Aqueles que ainda mantém uma certa queda pelo marxismo podem levar um susto ao ouvir que o sábio de Highgate referiu-se às sociedades menos desenvolvidas como Völkerabfälle (lixo racial) que deve “perecer no holocausto revolucionário”. Ou que o Partido Nazista, em seus primórdios, idolatrava Lênin (Joseph Goebbels disse que ele só perdia para Hitler em grandeza).

Aquela que talvez seja a melhor seqüência do filme mostra pares de pôsteres com desenhos praticamente idênticos: trabalhadores musculosos em poses heróicas apóiam o Partido e o Estado, menininhas louras sorriem alegremente, punhos esmagam inimigos, martelos arrebentam correntes. Sem a suástica e a foice e o martelo, seria dificílimo saber qual é qual.

A demonstração do Pacto Molotov-Ribbentrop é convincente: operadores de rádio soviéticos guiaram os bombardeiros alemães em seus ataques à Polônia. Uma base naval soviética perto de Murmansk auxiliou o ataque nazista à Noruega. A polícia secreta soviética ajudou a treinar a Gestapo e discutiu sobre como lidar com a “questão judaica” na Polônia ocupada.

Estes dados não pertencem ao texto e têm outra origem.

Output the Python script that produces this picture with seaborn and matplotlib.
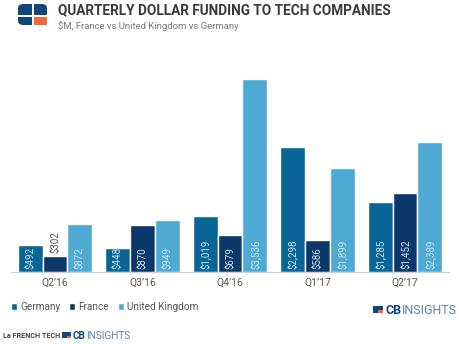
import matplotlib
matplotlib.use("Agg")
import matplotlib.pyplot as plt
from matplotlib.patches import FancyBboxPatch, Rectangle
import seaborn as sns
import pandas as pd

quarters = ["Q2’16", "Q3’16", "Q4’16", "Q1’17", "Q2’17"]
countries = ["Germany", "France", "United Kingdom"]
germany = [492, 448, 1019, 2298, 1285]
france = [302, 870, 679, 586, 1452]
uk = [872, 949, 3536, 1899, 2389]

colors = {"Germany": "#0a6597", "France": "#0b3868", "United Kingdom": "#4eaad2"}

rows = []
for c, vals in zip(countries, [germany, france, uk]):
    for q, v in zip(quarters, vals):
        rows.append({"quarter": q, "country": c, "value": v})
df = pd.DataFrame(rows)

sns.set_style("white")
plt.rcParams["font.family"] = ["Roboto", "DejaVu Sans"]

W, H = 460, 344
fig = plt.figure(figsize=(W / 100, H / 100), dpi=100)
ax = fig.add_axes([11.25 / W, (H - 272) / H, (448.75 - 11.25) / W, (272 - 75) / H])

sns.barplot(data=df, x="quarter", y="value", hue="country", order=quarters,
            hue_order=countries, palette=colors, width=0.85, gap=0,
            saturation=1, ax=ax, legend=True)

ax.set_ylim(0, 3609)
ax.set_xlim(-0.5, len(quarters) - 0.5)
ax.set_xlabel("")
ax.set_ylabel("")
ax.set_yticks([])
for s in ["top", "left", "right"]:
    ax.spines[s].set_visible(False)
ax.spines["bottom"].set_color("#d0d0d0")
ax.spines["bottom"].set_linewidth(0.8)
ax.tick_params(axis="x", length=0, pad=4, labelsize=7.5, labelcolor="#555555")

# value labels, written upward from the base of each bar
for container, c in zip(ax.containers, countries):
    for bar, v in zip(container, df[df.country == c]["value"]):
        x = bar.get_x() + bar.get_width() / 2
        label = f"${v:,.0f}"
        if v < 400:
            ax.annotate(label, (x, v), xytext=(0, 2), textcoords="offset points",
                        rotation=90, ha="center", va="bottom", fontsize=7,
                        color="#555555")
        else:
            ax.annotate(label, (x, 0), xytext=(0, 2), textcoords="offset points",
                        rotation=90, ha="center", va="bottom", fontsize=7,
                        color="#c4e5f6")

leg = ax.legend(loc="center left", bbox_to_anchor=(6 / W, (H - 307) / H),
                bbox_transform=fig.transFigure, ncol=3, frameon=False,
                handlelength=0.6, handleheight=0.6, handletextpad=0.3,
                columnspacing=0.9, fontsize=7.2, borderpad=0)
for t in leg.get_texts():
    t.set_color("#555555")

# header logo
logo = FancyBboxPatch((18 / W, 1 - 25 / H), 29 / W, 21 / H,
                      boxstyle="round,pad=0,rounding_size=0.012",
                      transform=fig.transFigure, facecolor="#12467a",
                      edgecolor="none")
fig.patches.append(logo)
fig.patches.append(Rectangle((34 / W, 1 - 25 / H), 13 / W, 9 / H,
                             transform=fig.transFigure, facecolor="#f26a36",
                             edgecolor="none"))
fig.patches.append(Rectangle((18 / W, 1 - 16.5 / H), 29 / W, 1.8 / H,
                             transform=fig.transFigure, facecolor="white",
                             edgecolor="none"))
fig.patches.append(Rectangle((32.5 / W, 1 - 25 / H), 1.8 / W, 21 / H,
                             transform=fig.transFigure, facecolor="white",
                             edgecolor="none"))

fig.text(58 / W, 1 - 10.5 / H, "QUARTERLY DOLLAR FUNDING TO TECH COMPANIES",
         fontsize=9.8, fontweight="bold", color="#3a3a3a", va="center")
fig.text(58 / W, 1 - 26 / H, "$M, France vs United Kingdom vs Germany",
         fontsize=6.8, color="#777777", va="center")


def cb_mark(x, y, size):
    # small CB Insights mark: navy block with an orange corner
    fig.patches.append(Rectangle((x / W, (H - y - size * 0.7) / H), size / W,
                                 size * 0.7 / H, transform=fig.transFigure,
                                 facecolor="#12467a", edgecolor="none"))
    fig.patches.append(Rectangle(((x + size * 0.55) / W, (H - y - size * 0.7) / H),
                                 size * 0.45 / W, size * 0.3 / H,
                                 transform=fig.transFigure,
                                 facecolor="#f26a36", edgecolor="none"))


renderer = fig.canvas.get_renderer()


def cb_word(x, y, fs):
    t1 = fig.text(x / W, 1 - y / H, "CB", fontsize=fs, fontweight="bold",
                  color="#12467a", va="center")
    bb = t1.get_window_extent(renderer=renderer)
    fig.text((bb.x1 + 0.5) / W, 1 - y / H, "INSIGHTS", fontsize=fs,
             color="#5a86a8", va="center")


cb_mark(373, 306, 10)
cb_word(385, 310.5, 9)

fig.text(3 / W, 1 - 336 / H, "La FRENCH TECH", fontsize=5.2, fontweight="bold",
         color="#444444", va="center")
cb_mark(62, 332, 9)
cb_word(73, 336, 7.2)

fig.savefig("out.png", dpi=100)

A cooperação baseava-se num acordo escrito – completo com a assinatura de Lavrenty Beria, chefe da notória NKVD – que é mostrado no filme. “A NKVD proporá ao governo soviético um programa para reduzir a participação de judeus nos órgãos de estado e para proibir judeus e descendentes judeus de casamentos mistos nas áreas de cultura e educação”, lê-se na tétrica frase final. A Rússia alega que o documento é falso.

Imagens de arquivo bastante fortes mostram oficiais do Exército Vermelho brindando com seus colegas da SS em Berlim no mês de dezembro de 1939. Em 1940, a União Soviética tornara-se uma gigantesca fornecedora de grãos e petróleo para a máquina de guerra nazista, ao mesmo tempo em que encorajava os partidos comunistas da Europa Ocidental a sabotar a resistência antinazista.

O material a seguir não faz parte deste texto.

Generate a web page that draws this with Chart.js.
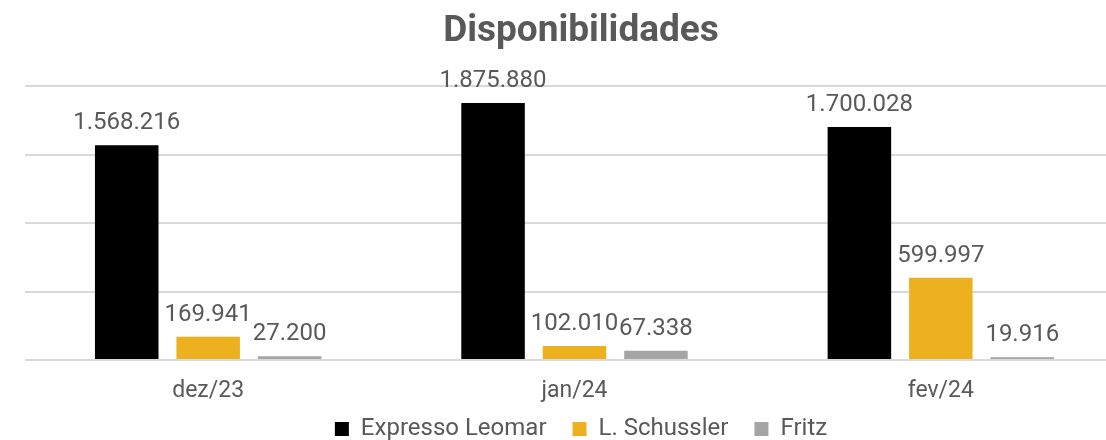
<!DOCTYPE html>
<html>
<head>
<meta charset="utf-8">
<script src="https://cdn.jsdelivr.net/npm/chart.js@4/dist/chart.umd.min.js"></script>
<style>
  html, body { margin: 0; padding: 0; overflow: hidden; background: #fff; }
  #wrap { width: 1162px; height: 451px; position: relative; }
</style>
</head>
<body>
<div id="wrap"><canvas id="c"></canvas></div>
<script>
const categories = ['dez/23', 'jan/24', 'fev/24'];
const expressoLeomar = [1568216, 1875880, 1700028];
const lSchussler = [169941, 102010, 599997];
const fritz = [27200, 67338, 19916];
const seriesNames = ['Expresso Leomar', 'L. Schussler', 'Fritz'];
const title = 'Disponibilidades';

const TEXT = '#595959';
Chart.defaults.font.family = 'Roboto, "Open Sans", sans-serif';
Chart.defaults.color = TEXT;

function fmt(v) {
  return String(v).replace(/\B(?=(\d{3})+(?!\d))/g, '.');
}

const labelPlugin = {
  id: 'barLabels',
  beforeDraw(chart) {
    // let x-axis tick labels overflow their (shortened) axis box
    const xs = chart.scales.x;
    if (xs) xs._computeLabelArea = function () { return undefined; };
  },
  afterDatasetsDraw(chart) {
    const ctx = chart.ctx;
    ctx.save();
    ctx.font = '24px Roboto, sans-serif';
    ctx.fillStyle = TEXT;
    ctx.textAlign = 'center';
    ctx.textBaseline = 'alphabetic';
    chart.data.datasets.forEach((ds, i) => {
      const meta = chart.getDatasetMeta(i);
      meta.data.forEach((bar, j) => {
        ctx.fillText(fmt(ds.data[j]), bar.x, bar.y - 16);
      });
    });
    ctx.restore();
  }
};

new Chart(document.getElementById('c'), {
  type: 'bar',
  data: {
    labels: categories,
    datasets: [
      { label: seriesNames[0], data: expressoLeomar, backgroundColor: '#000000' },
      { label: seriesNames[1], data: lSchussler, backgroundColor: '#EDB120' },
      { label: seriesNames[2], data: fritz, backgroundColor: '#A5A5A5' }
    ]
  },
  options: {
    responsive: true,
    maintainAspectRatio: false,
    animation: false,
    layout: { padding: { left: 25, right: 25, top: 0, bottom: 0 } },
    datasets: { bar: { categoryPercentage: 0.667, barPercentage: 0.78 } },
    plugins: {
      title: {
        display: true,
        text: title,
        color: TEXT,
        font: { size: 37, weight: 'bold' },
        padding: { top: 10, bottom: 31.6 }
      },
      legend: {
        position: 'bottom',
        labels: {
          color: TEXT,
          font: { size: 24 },
          boxWidth: 14,
          boxHeight: 14,
          padding: 26
        }
      },
      tooltip: { enabled: false }
    },
    scales: {
      x: {
        grid: { display: false, drawTicks: false },
        border: { display: false },
        ticks: { color: TEXT, font: { size: 23 }, padding: 17 },
        afterFit(scale) { scale.height = 31; }
      },
      y: {
        min: 0,
        max: 2000000,
        ticks: { display: false, stepSize: 500000 },
        grid: { color: '#D9D9D9', lineWidth: 2, drawTicks: false },
        border: { display: false }
      },
      yPad: {
        type: 'linear',
        position: 'right',
        display: true,
        ticks: { display: false },
        grid: { display: false, drawTicks: false },
        border: { display: false },
        afterFit(scale) { scale.width = 13; }
      }
    }
  },
  plugins: [labelPlugin]
});
</script>
</body>
</html>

“É reconfortante ver trabalhadores parisienses conversando com soldados alemães como amigos”, gabava-se uma publicação comunista francesa em julho de 1940. Vyacheslav Molotov, que era então o Ministro do Exterior da União Soviética, chamou a luta contra o Nazismo de “crime”. Junto a pronunciamentos similares, isso foi publicado em todos os jornais soviéticos. Essas páginas foram rapidamente removidas após a traição de Hitler.

Algo muito semelhante aconteceu no Ocidente. Criminosos de guerra nazistas são abominados; seus similares soviéticos são considerados honrados veteranos até hoje. Qualquer tentativa de trazê-los à justiça desperta protestos raivosos da Rússia. “Tirem as mãos dos nossos avôs”, era o slogan cantado pelos militantes da Jovem Rússia. Uma questão melhor seria: “O que aconteceu exatamente?”

O Sr. Snore e seus patrocinadores no Parlamento Europeu produziram uma obra agudamente provocativa. Seu tom, sua técnica e sua composição estão abertos a críticas. Mas aqueles que querem bani-lo deveriam tentar refutá-lo antes.